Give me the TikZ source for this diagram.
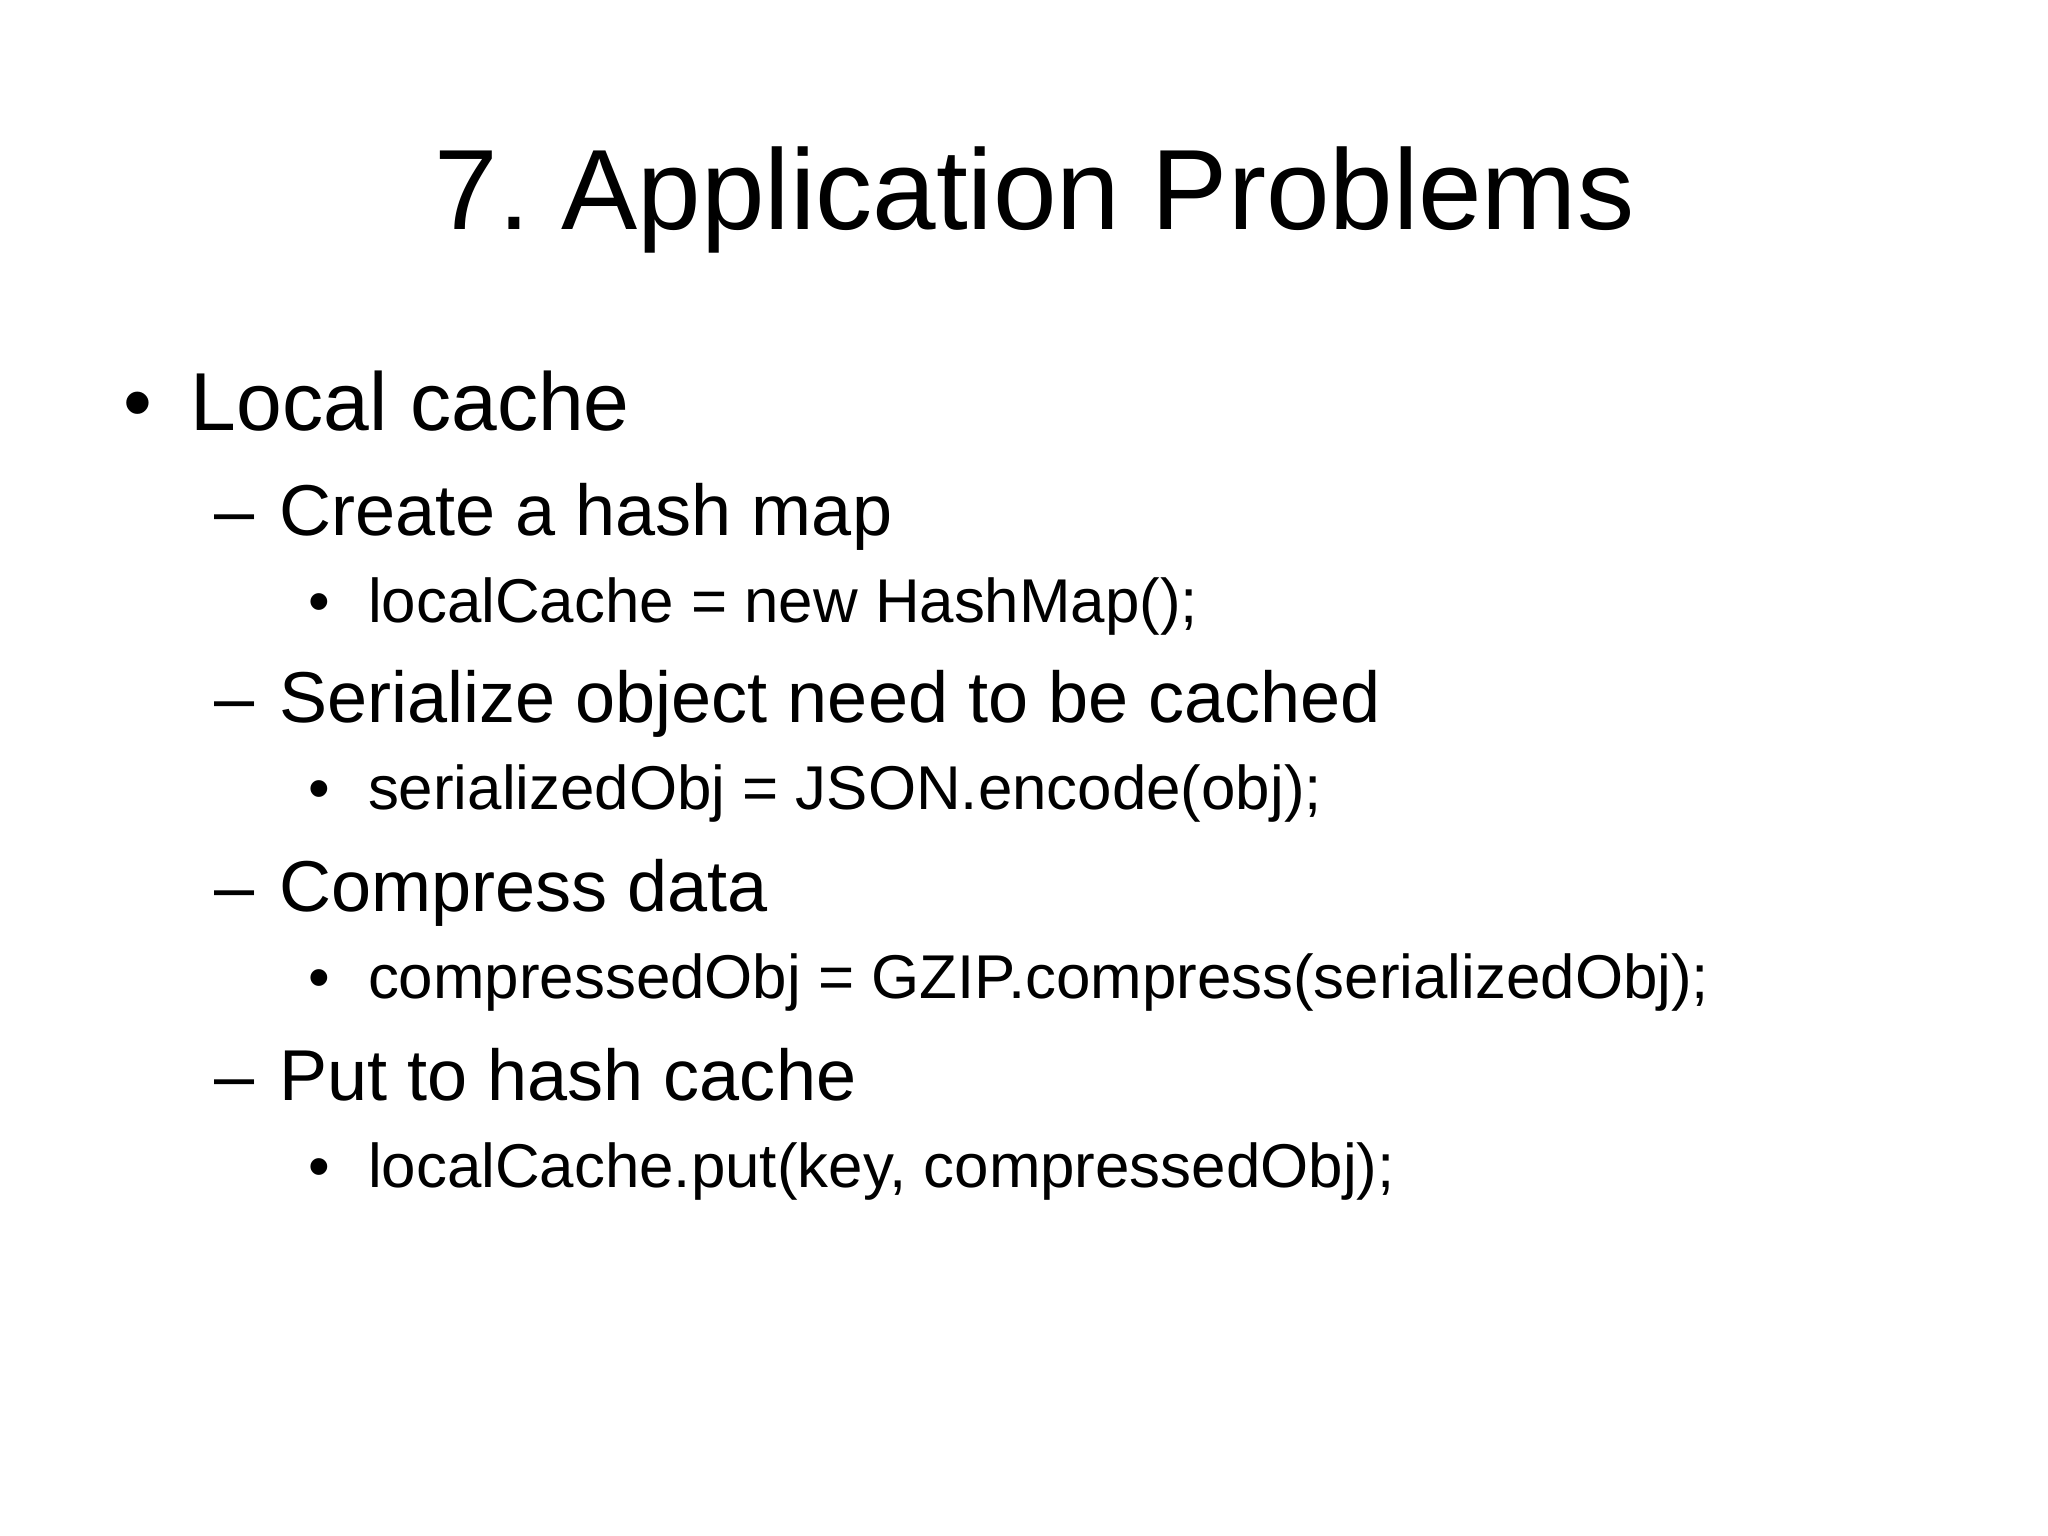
\documentclass[tikz,border=0pt]{standalone}
\usepackage{fontspec}
\setmainfont{Liberation Sans}
\frenchspacing
\begin{document}
\begin{tikzpicture}[x=0.013213cm,y=-0.013213cm,
  title/.style={font=\fontsize{32.5pt}{38pt}\selectfont,anchor=base,inner sep=0},
  lone/.style={font=\fontsize{23.4pt}{27pt}\selectfont,anchor=base west,inner sep=0},
  ltwo/.style={font=\fontsize{20.5pt}{24pt}\selectfont,anchor=base west,inner sep=0},
  lthree/.style={font=\fontsize{17.6pt}{21pt}\selectfont,anchor=base west,inner sep=0}]
\useasboundingbox[fill=white] (0,0) rectangle (1550,1162);
\node[title] (t) at (783,174) {7. Application Problems};
\node[lone] (b1) at (93,326) {•};
\node[lone] (l1) at (144,326) {Local cache};
\foreach \y/\a/\b [count=\i] in {405/Create a hash map/localCache = new HashMap();,
  547/Serialize object need to be cached/serializedObj = JSON.encode(obj);,
  690/Compress data/compressedObj = GZIP.compress(serializedObj);,
  833/Put to hash cache/{localCache.put(key, compressedObj);}}{
  \node[ltwo] (d\i) at (162,\y) {–};
  \node[ltwo] (s\i) at (211,\y) {\a};
  \node[lthree] (bb\i) at (233,\y+66) {•};
  \node[lthree] (c\i) at (278,\y+66) {\b};
}
\end{tikzpicture}
\end{document}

[Prompt]
Reproduce the listing word for word and omit its pictures.

[Task response]
Give me the TikZ source for this diagram.
\documentclass[tikz,border=0pt]{standalone}
\usepackage{fontspec}
\setmainfont{Liberation Sans}
\frenchspacing
\begin{document}
\begin{tikzpicture}[x=0.013213cm,y=-0.013213cm,
  title/.style={font=\fontsize{32.5pt}{38pt}\selectfont,anchor=base,inner sep=0},
  lone/.style={font=\fontsize{23.4pt}{27pt}\selectfont,anchor=base west,inner sep=0},
  ltwo/.style={font=\fontsize{20.5pt}{24pt}\selectfont,anchor=base west,inner sep=0},
  lthree/.style={font=\fontsize{17.6pt}{21pt}\selectfont,anchor=base west,inner sep=0}]
\useasboundingbox[fill=white] (0,0) rectangle (1550,1162);
\node[title] (t) at (783,174) {7. Application Problems};
\node[lone] (b1) at (93,326) {•};
\node[lone] (l1) at (144,326) {Local cache};
\foreach \y/\a/\b [count=\i] in {405/Create a hash map/localCache = new HashMap();,
  547/Serialize object need to be cached/serializedObj = JSON.encode(obj);,
  690/Compress data/compressedObj = GZIP.compress(serializedObj);,
  833/Put to hash cache/{localCache.put(key, compressedObj);}}{
  \node[ltwo] (d\i) at (162,\y) {–};
  \node[ltwo] (s\i) at (211,\y) {\a};
  \node[lthree] (bb\i) at (233,\y+66) {•};
  \node[lthree] (c\i) at (278,\y+66) {\b};
}
\end{tikzpicture}
\end{document}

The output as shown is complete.